Another week passed. I saw Mike. Even though I knew we needed to reconcile for both our own good, I didn’t go to where he was. He seemed fine, but I just wasn’t ready to talk with him. I saw Mike again one evening a few days later. He actually asked me for spare change. He didn’t recognize me in the twilight or after drinking. I didn’t say anything.
This Friday while doing outreach, I was completely at ease again. I was with a group of about 8 kids in a vacant storefront, some new and some regular clients. We were having a good time talking about how they had fared through the storm the night before. Suddenly, Mike appeared out of nowhere and in my face! I wondered, “What now?”
Mike said, “I’m so sorry about what I did. I’ve been beaten twice for what I did because people have so much respect for you and what you do. I just didn’t know. I’m sorry.” I was very surprised and said the only thing I could thing of, “That’s OK. Thank you for telling me.” He went to sit at the back of the corner where we were.
Mike got up again and said, “I am very sorry. Do you forgive me?” I had taken some time to think this time. I said, “Of course. I really appreciate you telling me how you feel now. I made a couple of mistakes that night, too. I hope you’ll forgive me for that as well.” Mike didn’t seem convinced. He held out his arms, and asked again, “Do you forgive me? Can I give you a hug?” I answered by leaning toward him and giving him a big hug.
Mike still would not take anything from me that day in the way of food or help, but he did talk with me. I look forward to seeing him again. Perhaps he will one day understand the prodigal love of the Father and how he can turn all the hurt in his life over to Him.

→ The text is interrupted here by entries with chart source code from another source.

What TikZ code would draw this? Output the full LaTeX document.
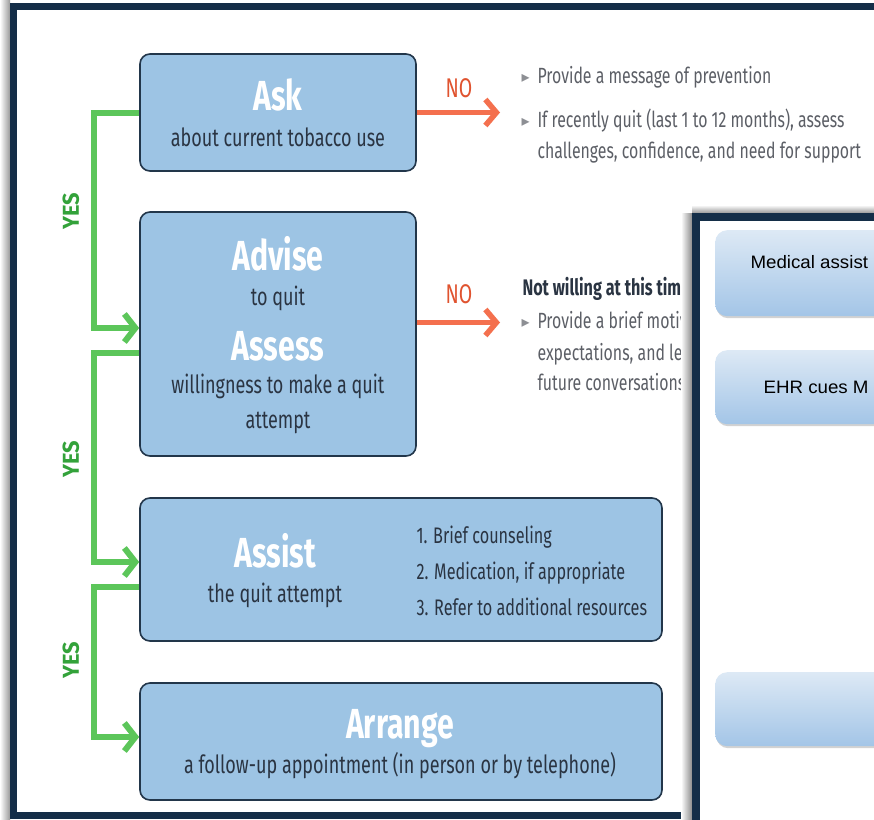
\documentclass[tikz,border=0pt]{standalone}
\usepackage{fontspec}
\setmainfont{Fira Sans}[FakeStretch=0.72]
\newfontfamily\yesfont{Fira Sans}[FakeStretch=0.95]
\newfontfamily\panelfont{Liberation Sans}[FakeStretch=1.04]
\newfontfamily\symfont{DejaVu Sans}
\usetikzlibrary{arrows.meta, positioning, calc, shadows}

\definecolor{framenavy}{HTML}{142E48}
\definecolor{boxblue}{HTML}{9DC4E4}
\definecolor{boxedge}{HTML}{22364A}
\definecolor{yesgreen}{HTML}{5CC65A}
\definecolor{yestext}{HTML}{33A23A}
\definecolor{noorange}{HTML}{F4704E}
\definecolor{notext}{HTML}{E0532F}
\definecolor{subtext}{HTML}{2A3442}
\definecolor{graytext}{HTML}{5C5F66}
\definecolor{paneltop}{HTML}{DDE9F5}
\definecolor{panelbot}{HTML}{A3C5E7}

\begin{document}
\begin{tikzpicture}[
    x=1pt, y=-1pt,
    stagebox/.style={rectangle, draw=boxedge, line width=1.6pt, fill=boxblue, rounded corners=10pt, inner sep=0pt},
    head/.style={anchor=base, text=white, font=\fontsize{42}{44}\selectfont\bfseries},
    sub/.style={anchor=base, text=subtext, font=\fontsize{25}{27}\selectfont},
    item/.style={anchor=base west, text=subtext, font=\fontsize{22.5}{24}\selectfont},
    note/.style={anchor=base west, text=graytext, font=\fontsize{22}{24}\selectfont},
    bul/.style={anchor=base west, text=graytext!70, font=\symfont\fontsize{16}{16}\selectfont},
    yesline/.style={yesgreen, line width=6pt, -{Straight Barb[length=11pt,width=28pt]}},
    yeslab/.style={rotate=90, text=yestext, font=\yesfont\bfseries\fontsize{23}{23}\selectfont},
    noline/.style={noorange, line width=5.5pt, -{Straight Barb[length=11pt,width=26pt]}},
    nolab/.style={anchor=base, text=notext, font=\fontsize{27}{27}\selectfont},
    panelbox/.style={rectangle, rounded corners=12pt, top color=paneltop, bottom color=panelbot, anchor=north west, minimum width=200pt, drop shadow={opacity=0.35, shadow xshift=1pt, shadow yshift=-2pt}},
    paneltext/.style={anchor=base west, text=black, font=\panelfont\fontsize{18}{18}\selectfont}
]
    \useasboundingbox (0,0) rectangle (874,819);
    \clip (0,0) rectangle (874,819);
    \fill[white] (0,0) rectangle (874,819);

    % Outer frame with shadow
    \fill[left color=white, right color=black!40] (0,0) rectangle (10,819);
    \draw[framenavy, line width=7.5pt] (900,6.5) -- (13.5,6.5) -- (13.5,815.5) -- (700,815.5);

    % Stages
    \node (ask) [stagebox, minimum width=276pt, minimum height=117pt] at (278,112.5) {};
    \node (advise) [stagebox, minimum width=276pt, minimum height=244pt] at (278,334) {};
    \node (assist) [stagebox, minimum width=522pt, minimum height=143pt] at (401,569.5) {};
    \node (arrange) [stagebox, minimum width=522pt, minimum height=117pt] at (401,741.5) {};

    \node (askH) [head] at (278,110) {Ask};
    \node (askS) [sub] at (278,146) {about current tobacco use};
    \node (adviseH) [head] at (278,270) {Advise};
    \node (adviseS) [sub] at (278,305) {to quit};
    \node (assessH) [head] at (278,360) {Assess};
    \node (assessS) [sub] at (278,393) {willingness to make a quit};
    \node (assessT) [sub] at (278,428) {attempt};
    \node (assistH) [head] at (275,567) {Assist};
    \node (assistS) [sub] at (275,602) {the quit attempt};
    \node (item1) [item] at (413,543) {1. Brief counseling};
    \node (item2) [item] at (413,579) {2. Medication, if appropriate};
    \node (item3) [item] at (413,615) {3. Refer to additional resources};
    \node (arrangeH) [head] at (400,738) {Arrange};
    \node (arrangeS) [sub] at (400,773) {a follow-up appointment (in person or by telephone)};

    % YES path
    \draw [yesline] (ask.west) -- ++(-45,0) |- ([yshift=6pt]advise.west);
    \draw [yesline] ([yshift=-19pt]advise.west) -- ++(-45,0) |- ([yshift=7.5pt]assist.west);
    \draw [yesline] ([yshift=-17.5pt]assist.west) -- ++(-45,0) |- ([yshift=4.5pt]arrange.west);
    \node (yes1) [yeslab] at (71,211) {YES};
    \node (yes2) [yeslab] at (71,459) {YES};
    \node (yes3) [yeslab] at (71,660) {YES};

    % NO path
    \coordinate (noAsk) at (500,112.5);
    \coordinate (noAdv) at (500,322.5);
    \draw [noline] (ask.east) -- (noAsk);
    \draw [noline] ([yshift=11.5pt]advise.east) -- (noAdv);
    \node (no1) [nolab] at (459,97) {NO};
    \node (no2) [nolab] at (459,303) {NO};

    \node (bul1) [bul] at (518,82) {▸};
    \node (note1) [note] at (534,83) {Provide a message of prevention};
    \node (bul2) [bul] at (518,126) {▸};
    \node (note2) [note] at (534,127) {If recently quit (last 1 to 12 months), assess};
    \node (note3) [note] at (534,158) {challenges, confidence, and need for support};
    \node (notwill) [anchor=base west, text=subtext, font=\fontsize{22.5}{25}\selectfont\bfseries] at (519,295) {Not willing at this time};
    \node (bul3) [bul] at (518,327) {▸};
    \node (note4) [note] at (534,328) {Provide a brief motiva};
    \node (note5) [note] at (534,360) {expectations, and lea};
    \node (note6) [note] at (534,390) {future conversations};

    % Second panel on top
    \fill[left color=white, right color=black!45] (681,213) rectangle (692,819);
    \fill[top color=white, bottom color=black!40] (692,205) rectangle (874,213);
    \fill[white] (696,217) rectangle (880,830);
    \draw[framenavy, line width=8pt] (880,217) -- (696,217) -- (696,830);

    \node (medbox) [panelbox, minimum height=86pt] at (715,230) {};
    \node (ehrbox) [panelbox, minimum height=74pt] at (715,350) {};
    \node (lastbox) [panelbox, minimum height=74pt] at (715,672) {};
    \node (medtext) [paneltext] at (747,268) {Medical assist};
    \node (ehrtext) [paneltext] at (760,393) {EHR cues M};
\end{tikzpicture}
\end{document}
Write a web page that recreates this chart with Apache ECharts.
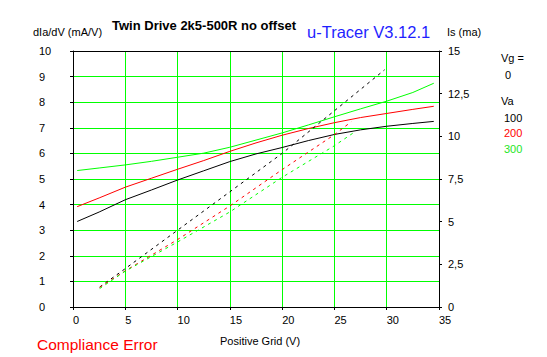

P.S. I am rarely in danger or in fear, but personal safety is always a prayer request that I give to me prayer team. (Twice in 18 months have I ever felt in danger.) I have training in intervention and street safety, and I am constantly learning to trust my instincts more and more. However, this is a stark reminder that anyone who lives on the street also has the capacity for violence. No amount of training can put me in control. This is one reason I ask volunteers to never work alone with homeless. Always team up. Even now, please remember how I started this. This story is one of the redemptive potential of a relationship. It is not a story about all homelessness. Almost all the homeless young people I know are kind and respectful almost all the time.